Liang Zeyan's gaze drifted over the crime scene photographs again, lingering on the subtle consistencies others had missed. Then, quietly, almost to himself, he said:
"Someone capable of understanding the pattern."
The room went silent. The weight of his words pressed down on them, a chilling reminder that the killer's intent was not random—it was deliberate, methodical, and terrifyingly intelligent.
—————————————————
That night, Shen Wuyou returned home.
His residence sat on the western edge of Hangzhou, nestled in a quiet neighborhood lined with old camphor trees and traditional courtyard houses. It was not the kind of place most university students called home.

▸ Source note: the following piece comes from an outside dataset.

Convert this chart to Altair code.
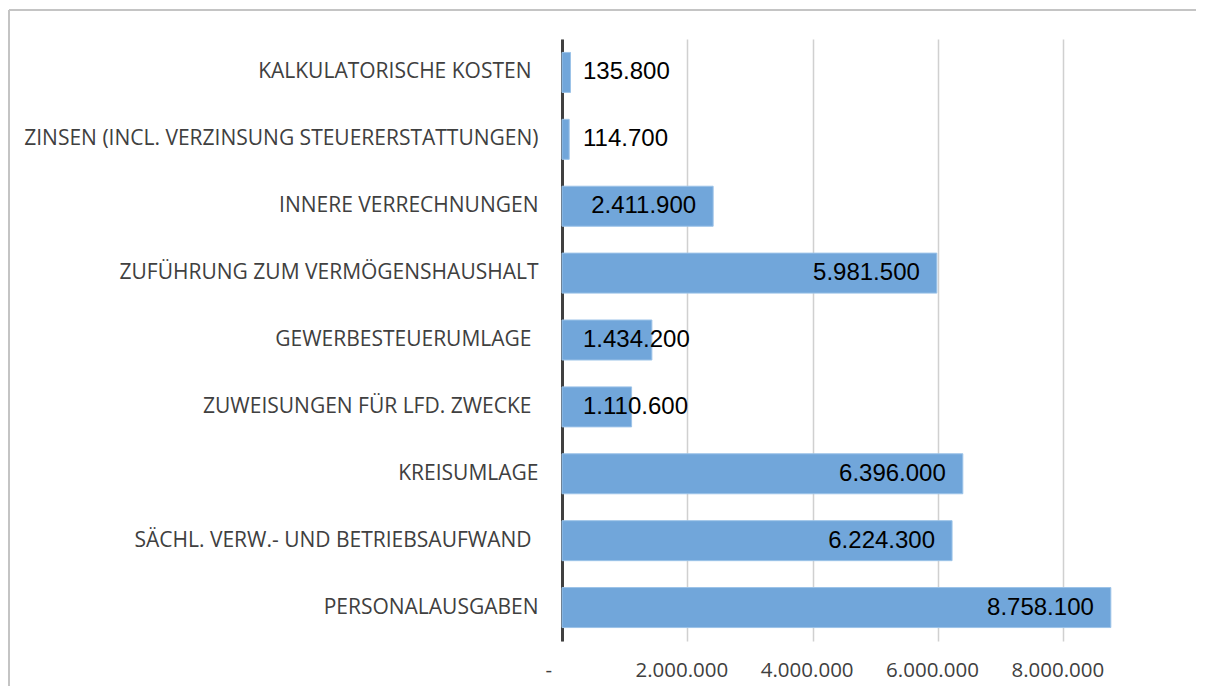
import altair as alt
import pandas as pd

categories = [
    "KALKULATORISCHE KOSTEN",
    "ZINSEN (INCL. VERZINSUNG STEUERERSTATTUNGEN)",
    "INNERE VERRECHNUNGEN",
    "ZUFÜHRUNG ZUM VERMÖGENSHAUSHALT",
    "GEWERBESTEUERUMLAGE",
    "ZUWEISUNGEN FÜR LFD. ZWECKE",
    "KREISUMLAGE",
    "SÄCHL. VERW.- UND BETRIEBSAUFWAND",
    "PERSONALAUSGABEN",
]
values = [135800, 114700, 2411900, 5981500, 1434200, 1110600, 6396000, 6224300, 8758100]
x_ticks = [0, 2000000, 4000000, 6000000, 8000000]
# categories whose source labels carry a trailing blank
trailing_blank = ["KALKULATORISCHE KOSTEN", "GEWERBESTEUERUMLAGE",
                  "ZUWEISUNGEN FÜR LFD. ZWECKE", "SÄCHL. VERW.- UND BETRIEBSAUFWAND"]

df = pd.DataFrame({"cat": categories, "value": values})
df["label"] = [f"{v:,}".replace(",", ".") for v in values]
df["inside"] = [v >= 2000000 for v in values]

LABEL_FONT = "Open Sans"
GRAY = "#404040"
blank_test = "indexof([" + ",".join(f"'{c}'" for c in trailing_blank) + "], datum.value) >= 0"

y_enc = alt.Y("cat:N", sort=None, title=None,
              axis=alt.Axis(labelFont=LABEL_FONT, labelFontSize=21, labelColor=GRAY,
                            labelPadding={"condition": {"test": blank_test, "value": 31}, "value": 24},
                            ticks=False, domain=True,
                            domainColor=GRAY, domainWidth=3, labelLimit=600),
              scale=alt.Scale(paddingInner=0.4, paddingOuter=0.2))

x_scale = alt.Scale(domain=[0, 9000000], nice=False)

bars = alt.Chart(df).mark_bar(color="#71a6da", size=40, stroke="#9cc3e8", strokeWidth=1).encode(
    x=alt.X("value:Q", scale=x_scale, title=None,
            axis=alt.Axis(values=x_ticks, grid=True, gridColor="#d0d0d0", gridWidth=1.5,
                          ticks=False, domain=False, labelFont=LABEL_FONT, labelFontSize=20.5,
                          labelColor=GRAY, labelPadding=19,
                          labelOffset={"condition": {"test": "datum.value == 0", "value": -17}, "value": -6},
                          labelExpr="datum.value == 0 ? '-' : replace(format(datum.value, ',.0f'), regexp(',', 'g'), '.')")),
    y=y_enc,
)

text_in = alt.Chart(df).transform_filter("datum.inside").mark_text(
    align="right", dx=-17, font="Liberation Sans", fontSize=24, color="black", baseline="middle"
).encode(x=alt.X("value:Q", scale=x_scale), y=alt.Y("cat:N", sort=None), text="label:N")

text_out = alt.Chart(df).transform_filter("!datum.inside").mark_text(
    align="left", dx=21, font="Liberation Sans", fontSize=24, color="black", baseline="middle"
).encode(x=alt.datum(0, scale=x_scale), y=alt.Y("cat:N", sort=None), text="label:N")

frame_top = alt.Chart(df).mark_rule(color="#c4c4c4", strokeWidth=2).encode(
    x=alt.value(-553), x2=alt.value(700), y=alt.value(-29))
frame_left = alt.Chart(df).mark_rule(color="#c4c4c4", strokeWidth=2).encode(
    x=alt.value(-553), y=alt.value(-29), y2=alt.value(700))

chart = alt.layer(bars, text_in, text_out, frame_top, frame_left).properties(
    width=564, height=602,
    padding={"left": 554, "top": 31, "right": 70, "bottom": 45},
    autosize=alt.AutoSizeParams(type="none"),
).configure(background="white").configure_view(stroke=None)

chart.save("out.html", embed_options={"renderer": "svg", "actions": False})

But Shen Wuyou was not most students.
His parents—both respected scholars—spent most of the year shuttling between international conferences and research institutions. The house remained largely empty, and he preferred it that way. Silence sharpened his senses; observation became easier in the absence of distraction.
As he stepped into the living room, something immediately drew his eye.
A black, elegant envelope trimmed with gold rested on the small wooden table beside the window.
Shen Wuyou halted in his tracks. He had not been expecting any mail.
The envelope looked… expensive. And yet, there was something strangely formal about it, as if it carried a significance beyond its weight or texture.
He stepped closer, eyes narrowing.
At the center of the envelope, an emblem gleamed faintly in the dim light.
An intricate All-Seeing Eye, etched in raised gold foil, stared outward as though it were aware of him.
The eye was framed within a geometric sigil—an upright triangle enclosed by a circular ring, interrupted by tiny, arcane markings. Fine golden lines radiated outward from the hollow pupil, like a miniature tarot spread frozen in metal.
The iris itself was empty.
And yet, if one stared long enough… it seemed to stare back.
Shen Wuyou reached out and picked up the envelope.
The seal across the flap was not wax. Instead, a thin line of molten gold had been poured along the fold and hardened into a flawless strip, embossed with the same all-seeing eye.
He opened it carefully.
Inside lay a black card, edged in gold. Two lines of text shimmered at the top:
"The stars have chosen you as a Cardbearer."
"Will you accept the path written in your fate?"
Beneath the message rested a single tarot card. Shen Wuyou turned it over, eyes narrowing slightly.
The Fool — Reversed
He studied the illustration in silence. A traveler stood at the edge of a cliff—not stepping forward, but tipping backward into the void. The motion was frozen yet unnervingly inevitable.
Shen Wuyou leaned against the table, fingers brushing the edge of the card as if measuring its weight.
"Interesting," he murmured, voice quiet but thoughtful.
—————————————————
At the same moment in Shanghai—
Liang Zeyan returned home from work.
The instant he stepped into his apartment, something caught his attention.
A black envelope lay on his desk.
He approached slowly, each step deliberate. The same All-Seeing Eye stared up at him, intricate and unblinking. For a moment, the symbol stirred something faint in the back of his mind—a fragment of familiarity he couldn't quite place.
He opened the envelope carefully.
Inside, the message was identical:
"The stars have chosen you as a Cardbearer."
"Will you accept the path written in your fate?"
The card beneath it gleamed in white and gold.
He turned it over, pupils narrowing ever so slightly.
The High Priestess — Upright
For a brief moment, a whisper brushed the edges of his mind. Not a sound. Something ancient—yet familiar.
Like a memory waiting to unfold.
And somewhere far beyond the world, something that had slept for centuries slowly stirred, opening its eyes.